It is clearly evident that during recent months the red and white armoury has come under intense pressure, with many even questioning whether “Arsene Wenger is the right man for Arsenal Football Club?”.
A few years ago such a question would have been responded with laughter, yet today critics and many Arsenal fans find themselves pondering on the very thought of Arsenals greatest manager being replaced. Nobody can dispute the fact that Arsene has built a legacy, by taking an average mid-table team and transforming them into world class performers that truly know how to play the beautiful game. Moving on from the tough tackling days of George Graham, and the one nil wins followed by “boring boring Arsenal” chanting, Wenger has brought a sense of elegance and swagger to the club.
With those that once jeered now finding themselves mesmerised by the exquisite passing and free-flowing attacking flair of Arsenal Football Club. Arsenal’s growth in unique style and brand of football has not been an overnight achievement.

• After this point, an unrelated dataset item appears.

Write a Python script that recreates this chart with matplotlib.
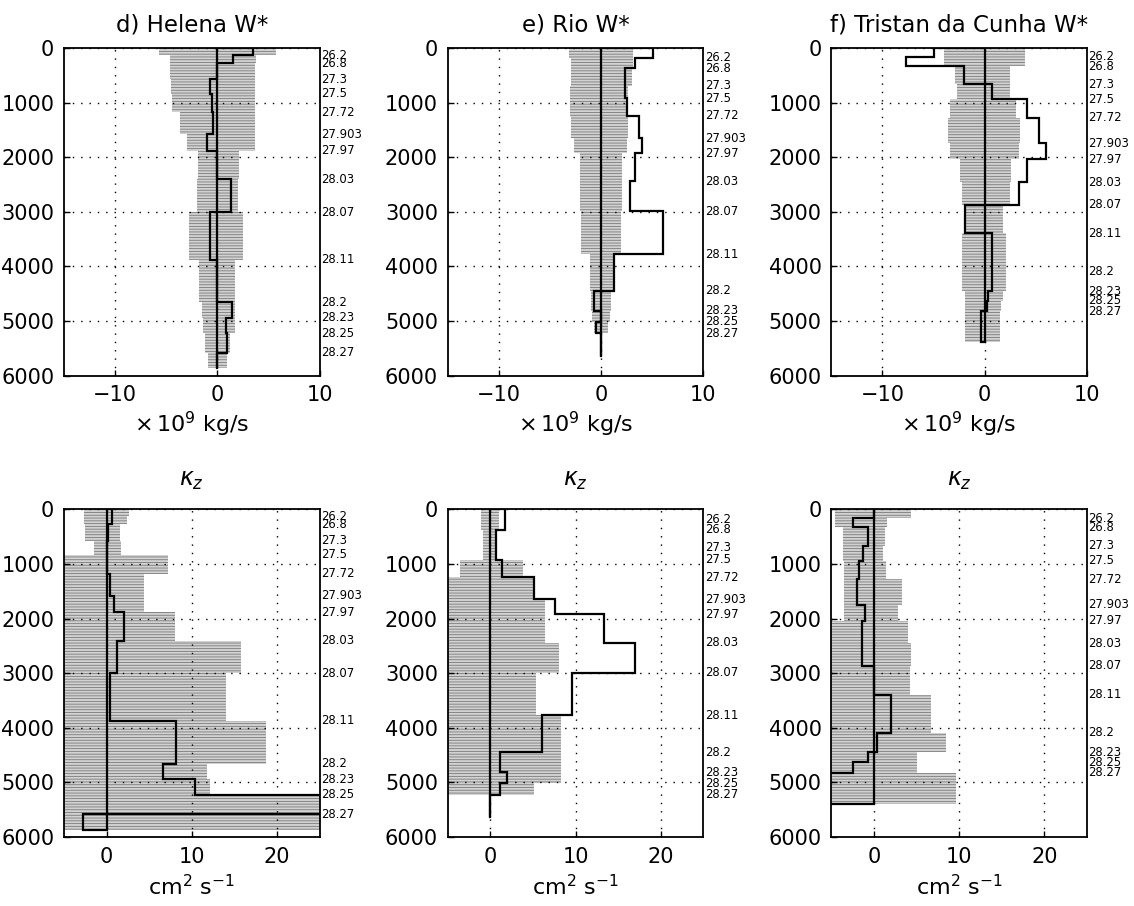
import numpy as np
import matplotlib
matplotlib.use('Agg')
import matplotlib.pyplot as plt
from matplotlib.transforms import blended_transform_factory

plt.rcParams['font.family'] = ['DejaVu Sans']
plt.rcParams['mathtext.fontset'] = 'dejavusans'
plt.rcParams['hatch.linewidth'] = 0.6

# ---------------- data ----------------
isopycnals = ['26.2', '26.8', '27.3', '27.5', '27.72', '27.903', '27.97',
              '28.03', '28.07', '28.11', '28.2', '28.23', '28.25', '28.27']

stations = ['Helena', 'Rio', 'Tristan da Cunha']
panel_letters = ['d', 'e', 'f']

# interface depths (m) for each station
helena_depth = [130, 275, 570, 835, 1180, 1580, 1885, 2405, 3005, 3875, 4655, 4945, 5225, 5580]
rio_depth = [180, 375, 690, 920, 1240, 1650, 1925, 2440, 2990, 3775, 4450, 4815, 5015, 5225]
tristan_depth = [160, 330, 668, 940, 1275, 1745, 2040, 2455, 2868, 3392, 4094, 4452, 4627, 4820]
bottom_depth = [5870, 5640, 5390]

# W* (x 1e9 kg/s) best estimate per layer
helena_w = [3.5, 1.5, 0.0, -0.7, -0.5, -0.4, -1.0, 0.0, 1.3, -0.7, 0.0, 1.4, 0.8, 0.9, 0.0]
rio_w = [5.1, 3.35, 2.3, 2.3, 2.5, 3.75, 4.0, 3.35, 2.8, 6.1, 1.3, -0.65, 0.0, -0.5, 0.0]
tristan_w = [-5.0, -7.66, -2.0, 0.7, 4.15, 5.3, 5.95, 4.15, 3.3, -1.9, 0.7, 0.7, 0.3, 0.2, -0.35]

# W* uncertainty range per layer
helena_w_lo = [-5.7, -4.6, -4.6, -4.5, -4.4, -3.7, -3.0, -1.9, -2.0, -2.8, -1.8, -1.5, -1.4, -1.2, -0.9]
helena_w_hi = [5.7, 3.8, 3.7, 3.7, 3.7, 3.7, 3.7, 2.1, 2.0, 2.5, 1.7, 1.7, 1.7, 1.2, 0.9]
rio_w_lo = [-3.15, -2.9, -2.9, -3.0, -3.0, -2.9, -2.6, -2.1, -2.1, -2.0, -1.1, -1.0, -0.9, -0.65, 0.0]
rio_w_hi = [3.1, 3.1, 3.0, 2.6, 2.6, 2.6, 2.5, 2.05, 2.05, 1.95, 1.3, 1.0, 0.85, 0.65, 0.0]
tristan_w_lo = [-4.0, -4.0, -2.9, -2.7, -3.4, -3.6, -3.4, -2.4, -2.2, -1.9, -2.2, -2.2, -1.9, -1.9, -1.9]
tristan_w_hi = [3.9, 3.9, 2.5, 2.5, 3.1, 3.4, 3.3, 2.6, 2.5, 1.75, 2.1, 2.1, 1.8, 1.6, 1.5]

# kappa_z (cm^2/s) best estimate per layer
helena_k = [0.6, 0.6, 0.15, 0.1, 0.1, 0.4, 0.85, 2.0, 1.2, 0.45, 8.2, 6.6, 10.4, 30.0, -2.8]
rio_k = [1.7, 1.7, 0.7, 0.7, 1.35, 5.1, 7.55, 13.4, 17.0, 9.6, 6.05, 1.1, 2.0, 1.1, 0.0]
tristan_k = [0.0, -2.5, -0.65, -1.25, -1.7, -2.0, -1.05, -1.45, -1.45, 0.0, 2.05, 0.4, -0.65, -2.4, -6.0]

# kappa_z uncertainty range per layer
helena_k_lo = [-2.6, -2.6, -2.5, -1.5, -6.0, -6.0, -6.0, -6.0, -6.0, -6.0, -6.0, -6.0, -6.0, -6.0, -6.0]
helena_k_hi = [2.6, 2.4, 1.6, 1.7, 7.2, 4.4, 4.4, 8.05, 15.8, 14.0, 18.7, 11.8, 12.1, 30.0, 30.0]
rio_k_lo = [-1.05, -1.05, -0.9, -0.9, -3.6, -6.0, -6.0, -6.0, -6.0, -6.0, -6.0, -6.0, -6.0, -6.0, 0.0]
rio_k_hi = [1.0, 1.0, 0.5, 0.5, 3.8, 5.0, 6.45, 6.45, 8.1, 5.4, 8.3, 8.3, 8.3, 5.1, 0.0]
tristan_k_lo = [-4.6, -4.6, -3.6, -3.6, -3.5, -3.5, -3.5, -6.0, -6.0, -6.0, -6.0, -6.0, -6.0, -6.0, -6.0]
tristan_k_hi = [4.4, 1.5, 1.3, 1.1, 1.4, 3.25, 2.85, 4.0, 4.4, 4.2, 6.75, 8.5, 5.0, 5.0, 9.65]

depths = [helena_depth, rio_depth, tristan_depth]
w_best = [helena_w, rio_w, tristan_w]
w_lo = [helena_w_lo, rio_w_lo, tristan_w_lo]
w_hi = [helena_w_hi, rio_w_hi, tristan_w_hi]
k_best = [helena_k, rio_k, tristan_k]
k_lo = [helena_k_lo, rio_k_lo, tristan_k_lo]
k_hi = [helena_k_hi, rio_k_hi, tristan_k_hi]

w_xlim = (-15, 10)
w_xticks = [-10, 0, 10]
k_xlim = (-5, 25)
k_xticks = [0, 10, 20]
yticks = [0, 1000, 2000, 3000, 4000, 5000, 6000]

# ---------------- figure ----------------
fig, axes = plt.subplots(2, 3, figsize=(11.34, 9.06), dpi=100,
                         gridspec_kw=dict(left=0.0564, right=0.9586, top=0.947,
                                          bottom=0.0762, wspace=0.5, hspace=0.4085))

grid_style = dict(color='black', linestyle=(0, (1, 5)), linewidth=1.0)


def draw_panel(ax, iface, zbot, best, lo, hi, xlim, xticks):
    edges = np.concatenate([[0.0], np.asarray(iface, float), [zbot]])
    tops = edges[:-1]
    thick = np.diff(edges)
    lo = np.asarray(lo, float)
    hi = np.asarray(hi, float)
    best = np.asarray(best, float)
    # stippled uncertainty range
    ax.barh(tops, hi - lo, height=thick, left=lo, align='edge',
            facecolor='#d2d2d2', edgecolor='#7a7a7a', linewidth=0,
            hatch='------', zorder=1)
    # best estimate staircase
    ys = np.ravel(np.column_stack([edges[:-1], edges[1:]]))
    xs = np.repeat(best, 2)
    xs = np.concatenate([[0.0], xs, [0.0]])
    ys = np.concatenate([[0.0], ys, [zbot]])
    ax.plot(xs, ys, color='black', linewidth=1.6, zorder=3,
            solid_joinstyle='miter')
    ax.vlines(0, 0, zbot, color='black', linewidth=1.6, zorder=3)

    ax.set_xlim(*xlim)
    ax.set_ylim(6000, 0)
    ax.set_xticks(xticks)
    ax.set_yticks(yticks)
    ax.grid(True, **grid_style)
    ax.set_axisbelow(False)
    for g in ax.get_xgridlines() + ax.get_ygridlines():
        g.set_zorder(2)
    ax.tick_params(direction='in', length=4, width=1, labelsize=15, pad=7)
    for s in ax.spines.values():
        s.set_linewidth(1.3)
        s.set_zorder(4)

    tr = blended_transform_factory(ax.transAxes, ax.transData)
    for name, z in zip(isopycnals, iface):
        ax.text(1.006, z, name, transform=tr, ha='left', va='center',
                fontsize=8.4, clip_on=False)


for j in range(3):
    ax = axes[0, j]
    draw_panel(ax, depths[j], bottom_depth[j], w_best[j], w_lo[j], w_hi[j],
               w_xlim, w_xticks)
    ax.set_title(f'{panel_letters[j]}) {stations[j]} W*', fontsize=16.5, pad=12)
    ax.set_xlabel(r'$\times\,10^9$ kg/s', fontsize=16, labelpad=3)

    ax = axes[1, j]
    draw_panel(ax, depths[j], bottom_depth[j], k_best[j], k_lo[j], k_hi[j],
               k_xlim, k_xticks)
    ax.set_title(r'$\kappa_z$', fontsize=17, pad=17)
    ax.set_xlabel(r'cm$^2$ s$^{-1}$', fontsize=16, labelpad=5)

fig.savefig('out.png', dpi=100)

The important thing to emphasis is that such success, as oppose to the likes of Jose Mourinho and Roberto Mancini, has been achieved with little resources.
Unlike Chelsea and Manchester City’s Billionaire owners investing Millions of pounds buying new talent, Arsenal have always chosen an alternate path, one that has involved the manager implementing his philosophical views of “creating talent as oppose to buying it”. A belief that the clubs modern day foundations have since been based on and an understanding shared throughout the hierarchy of the club.
The “miracle worker”, an alias once used to describe Arsene Wenger by former Vice Chairman David Dein, has managed to unearth gems in the form of Patrick Vieira and Theirry Henry, combined with bringing out the best in club veterans such as Dennis Bergkamp and Martin Keown. All whom featured in Arsenals 2003/2004 squad that went on complete the whole season unbeaten, a freight that was later to be dubbed the “Invincible Season”.
Arsenals other success under Wenger has included two more Premier League titles, four FA Cups, four Community Shields, and a host of runners up medals including 2005/2006 Champions League. In fact, under Wenger the club has never finished below fourth place and failed to qualify for Europe.
Arsene Wenger’s knowledge and economical background should also be noted. As well as impressively holding a Bachelor’s and Master’s Degree in Electrical Engineering and Economics respectively, the French maestro along with his native language and English can in fact speak fluent Japanese. This is following a brief, yet trophy packed, spell in Japan’s domestic J-league where he coached Nagoya Grampus Eight. His shrewd business dealings in difficult financial times have resulted in huge dividends being paid, with profits well exceeding overheads.
Hence majority stakeholder Stan Kroenke’s recent public showing of support for his manager. Yet despite all this, the question still remains is “Arsene Wenger the right man for Arsenal Football Club?” The well-informed person will tell you that the facts speak for themselves.